The campaign started with print ads. But it was online that it really spread. People started talking about it, sharing and tweeting. Big media picked up the story and it became a spontaneous PR phenomenon, leading to 3 gold Lions, 2 silver and a coveted Titanium Lion award.

See the work in the Cannes Lions website here. (Update: The Cannes Lions website no longer displays the winners for non-members. You can have a closer look at on AdWeek)

Why did it work?

Three things:

  1. It dealt with a sensitive subject matter.
  2. It had an iconic layout.
  3. It causes what I call the "brain popcorn" effect.

 

Sensitive subject matter

Showing an opinion on something relevant is always the best way to get people talking. The Autocomplete Truth campaign did better. The gender equality issue had been dormant for a while, and most people in this day and age took for granted that society was in a good place in regard to this issue. The campaign brought it back and revealed there's still lots to be talked about. That reignited something in people's minds and got noticed.

Iconic Layout

An iconic layout is the visual version of a catchphrase. It's simple and easy to remember - and it's something you can use in different situations. The Google search bar across the mouth became a device that other people used for their own causes, creating a number of spin-off campaigns and web content. It became "a thing" and many serious and funny examples can be found online.

The Brain Popcorn Effect

Isn't it interesting how a little kernel can expand into something so much bigger like popcorn, given the right context? The same happens with words. The ad industry is always trying find ways to say more using less. The small timespan people give to adverts and expensive media space led the ad industry to really master the brain popcorn concept.

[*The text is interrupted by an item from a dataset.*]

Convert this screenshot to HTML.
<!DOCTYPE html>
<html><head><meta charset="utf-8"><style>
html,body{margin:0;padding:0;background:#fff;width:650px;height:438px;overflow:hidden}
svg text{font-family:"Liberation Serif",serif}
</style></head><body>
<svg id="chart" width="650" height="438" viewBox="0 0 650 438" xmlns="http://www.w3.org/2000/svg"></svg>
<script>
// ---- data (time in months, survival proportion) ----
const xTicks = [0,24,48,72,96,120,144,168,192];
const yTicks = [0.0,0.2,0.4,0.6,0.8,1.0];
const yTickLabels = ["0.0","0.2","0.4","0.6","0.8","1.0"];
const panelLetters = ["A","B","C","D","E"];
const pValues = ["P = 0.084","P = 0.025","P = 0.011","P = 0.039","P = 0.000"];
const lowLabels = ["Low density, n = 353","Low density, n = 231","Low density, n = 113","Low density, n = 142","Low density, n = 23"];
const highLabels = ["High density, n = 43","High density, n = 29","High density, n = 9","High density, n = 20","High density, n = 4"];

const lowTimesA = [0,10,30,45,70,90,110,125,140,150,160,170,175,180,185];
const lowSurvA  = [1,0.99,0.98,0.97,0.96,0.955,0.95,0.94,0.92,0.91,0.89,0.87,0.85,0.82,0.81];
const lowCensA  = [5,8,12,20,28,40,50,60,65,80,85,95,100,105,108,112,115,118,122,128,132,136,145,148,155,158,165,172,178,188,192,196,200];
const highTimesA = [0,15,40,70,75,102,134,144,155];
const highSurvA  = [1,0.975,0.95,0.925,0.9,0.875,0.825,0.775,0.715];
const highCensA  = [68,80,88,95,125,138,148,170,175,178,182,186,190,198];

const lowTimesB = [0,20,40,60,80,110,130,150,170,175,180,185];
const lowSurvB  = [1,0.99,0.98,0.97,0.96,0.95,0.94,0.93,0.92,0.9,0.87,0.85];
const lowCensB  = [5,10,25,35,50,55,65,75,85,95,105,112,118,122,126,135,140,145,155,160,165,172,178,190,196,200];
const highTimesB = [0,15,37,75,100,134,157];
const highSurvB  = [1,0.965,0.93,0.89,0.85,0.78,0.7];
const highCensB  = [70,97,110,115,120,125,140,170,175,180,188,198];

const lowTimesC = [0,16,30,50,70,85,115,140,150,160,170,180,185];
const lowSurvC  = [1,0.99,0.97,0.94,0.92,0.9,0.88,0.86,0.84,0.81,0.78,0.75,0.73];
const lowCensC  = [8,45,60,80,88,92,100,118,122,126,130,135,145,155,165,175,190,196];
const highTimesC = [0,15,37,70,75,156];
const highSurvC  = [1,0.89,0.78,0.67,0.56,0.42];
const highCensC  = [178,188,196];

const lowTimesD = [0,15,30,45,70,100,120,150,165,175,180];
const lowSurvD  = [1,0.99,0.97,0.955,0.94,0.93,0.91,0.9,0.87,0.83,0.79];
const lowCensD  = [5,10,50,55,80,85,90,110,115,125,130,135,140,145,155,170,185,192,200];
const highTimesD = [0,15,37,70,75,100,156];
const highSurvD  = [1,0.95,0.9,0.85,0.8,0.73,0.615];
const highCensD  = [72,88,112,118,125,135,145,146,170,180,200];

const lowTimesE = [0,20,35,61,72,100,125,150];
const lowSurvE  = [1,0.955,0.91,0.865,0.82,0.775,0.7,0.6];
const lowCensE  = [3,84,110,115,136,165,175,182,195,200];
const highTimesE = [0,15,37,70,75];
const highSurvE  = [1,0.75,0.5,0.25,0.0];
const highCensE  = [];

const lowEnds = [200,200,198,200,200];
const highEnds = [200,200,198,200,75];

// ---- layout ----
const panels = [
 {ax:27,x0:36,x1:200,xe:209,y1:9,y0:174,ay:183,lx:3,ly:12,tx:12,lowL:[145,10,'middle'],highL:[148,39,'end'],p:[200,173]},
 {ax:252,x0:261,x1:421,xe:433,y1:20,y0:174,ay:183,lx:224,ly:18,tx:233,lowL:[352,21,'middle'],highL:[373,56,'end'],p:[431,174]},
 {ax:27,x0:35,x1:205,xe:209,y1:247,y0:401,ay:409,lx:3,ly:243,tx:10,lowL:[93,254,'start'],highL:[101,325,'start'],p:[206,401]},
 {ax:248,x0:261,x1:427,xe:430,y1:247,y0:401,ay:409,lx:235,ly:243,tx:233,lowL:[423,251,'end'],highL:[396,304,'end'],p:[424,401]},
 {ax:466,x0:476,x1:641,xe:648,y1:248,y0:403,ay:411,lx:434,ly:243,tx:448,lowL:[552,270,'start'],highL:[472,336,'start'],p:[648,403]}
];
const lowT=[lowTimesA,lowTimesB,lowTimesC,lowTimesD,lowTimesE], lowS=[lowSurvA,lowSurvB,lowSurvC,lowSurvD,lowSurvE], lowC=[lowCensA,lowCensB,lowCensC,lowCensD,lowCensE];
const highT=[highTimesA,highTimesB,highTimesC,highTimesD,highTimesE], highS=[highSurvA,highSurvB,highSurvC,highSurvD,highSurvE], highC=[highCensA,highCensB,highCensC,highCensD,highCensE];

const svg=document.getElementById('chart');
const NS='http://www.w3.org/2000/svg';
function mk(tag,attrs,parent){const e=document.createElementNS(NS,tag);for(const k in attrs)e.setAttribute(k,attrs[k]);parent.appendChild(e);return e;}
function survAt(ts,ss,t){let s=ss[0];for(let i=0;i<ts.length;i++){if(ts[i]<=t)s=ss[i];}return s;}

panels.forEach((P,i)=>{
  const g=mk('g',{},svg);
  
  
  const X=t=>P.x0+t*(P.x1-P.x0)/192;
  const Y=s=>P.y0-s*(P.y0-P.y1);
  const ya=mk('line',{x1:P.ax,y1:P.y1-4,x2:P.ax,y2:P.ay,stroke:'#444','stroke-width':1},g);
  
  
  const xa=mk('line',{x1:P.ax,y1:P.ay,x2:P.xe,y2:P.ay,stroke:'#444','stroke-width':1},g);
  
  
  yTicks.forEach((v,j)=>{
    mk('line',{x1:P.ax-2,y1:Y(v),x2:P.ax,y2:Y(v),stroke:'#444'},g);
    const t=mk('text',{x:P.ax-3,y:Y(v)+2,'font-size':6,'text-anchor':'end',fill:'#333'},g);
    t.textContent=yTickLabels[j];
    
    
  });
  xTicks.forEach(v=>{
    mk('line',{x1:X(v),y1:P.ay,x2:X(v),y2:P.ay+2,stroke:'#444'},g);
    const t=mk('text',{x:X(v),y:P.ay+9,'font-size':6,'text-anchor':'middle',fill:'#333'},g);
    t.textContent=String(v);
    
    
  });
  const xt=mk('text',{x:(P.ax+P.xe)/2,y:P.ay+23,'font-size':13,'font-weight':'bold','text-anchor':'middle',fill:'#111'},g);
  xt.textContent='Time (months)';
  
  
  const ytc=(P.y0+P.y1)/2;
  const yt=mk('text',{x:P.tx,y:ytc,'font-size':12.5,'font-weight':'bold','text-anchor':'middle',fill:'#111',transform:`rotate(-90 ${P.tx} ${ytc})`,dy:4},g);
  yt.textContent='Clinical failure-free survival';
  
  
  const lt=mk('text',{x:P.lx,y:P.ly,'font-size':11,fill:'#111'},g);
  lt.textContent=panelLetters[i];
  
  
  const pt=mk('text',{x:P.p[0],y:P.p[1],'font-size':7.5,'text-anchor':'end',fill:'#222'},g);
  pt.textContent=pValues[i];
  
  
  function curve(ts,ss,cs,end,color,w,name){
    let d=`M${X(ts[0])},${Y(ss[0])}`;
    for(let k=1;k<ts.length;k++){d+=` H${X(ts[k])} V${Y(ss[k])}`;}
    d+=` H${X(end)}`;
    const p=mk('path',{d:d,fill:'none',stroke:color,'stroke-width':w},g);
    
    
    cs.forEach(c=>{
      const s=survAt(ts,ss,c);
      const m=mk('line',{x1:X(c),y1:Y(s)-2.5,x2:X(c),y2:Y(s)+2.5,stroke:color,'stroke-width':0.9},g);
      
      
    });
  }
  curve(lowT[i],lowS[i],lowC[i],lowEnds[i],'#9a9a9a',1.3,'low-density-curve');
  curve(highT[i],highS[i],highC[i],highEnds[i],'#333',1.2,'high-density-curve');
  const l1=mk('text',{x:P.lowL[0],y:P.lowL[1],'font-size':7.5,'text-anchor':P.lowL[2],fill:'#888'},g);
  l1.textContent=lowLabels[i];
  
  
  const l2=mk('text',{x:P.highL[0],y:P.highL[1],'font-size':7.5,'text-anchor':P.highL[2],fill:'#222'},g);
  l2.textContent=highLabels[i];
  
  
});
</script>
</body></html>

To achieve a brain popcorn effect, whatever we write or show needs to "pull" existing data from people's minds to make itself bigger. For instance, the famous headline "Think Small" for the VW Beetle ad in 1959 carried much more than it's literal sense. In the USA, that was the time to "think big", and that's what everyone talked about. So what the 2-word headline actually said was "We know you're supposed to think big. But thinking big doesn't mean big in size. Big cars can be a hinderance in the city. Having a small car is actually thinking big". The kernel of a headline expanded into the popcorn of a greater idea.

 

Think Small, 1959 by DDB

Think Small, 1959 by DDB

 

The UN Women ads had a great brain popcorn effect. If the goals is to say more writing less words, this campaign succeeded. The copywriter only had to write half a sentence for each ad.

It was specially strong because it reached for an untapped piece of information lurking in people's minds: the concept of the Google autocomplete feature. Everyone who's ever used Google is familiar with that feature. That's most people in the world. The way it works puzzles people, but the general accepted notion is that autocomplete "takes note" of what everyone else is searching for and serves you suggestions based on that. So it's not hard to imagine autocomplete suggestions as a truthful "mirror" to society's values.

When the UN Women ads used the autocomplete suggestions over a woman's mouth it was actually saying "Look, although no one is going to come out and say it out loud, here's an indication that, deep down, when no one is looking, people still believe women to be inferior to men. Let's talk about it." That's quite a big popcorn for a small kernel.

I think this is great way to create ad campaigns with a cause:

  1. The cause needs to be relevant to the times. If you're working with a cause that's not specifically relevant at that moment, try attaching it to something current.
  2. Be iconic. Easier said than done, but if you achieve something simple and replicable it's a good start.
  3. Create a brain popcorn effect. Say or show something that taps into your audience's pre-existing knowledge to make you message bigger.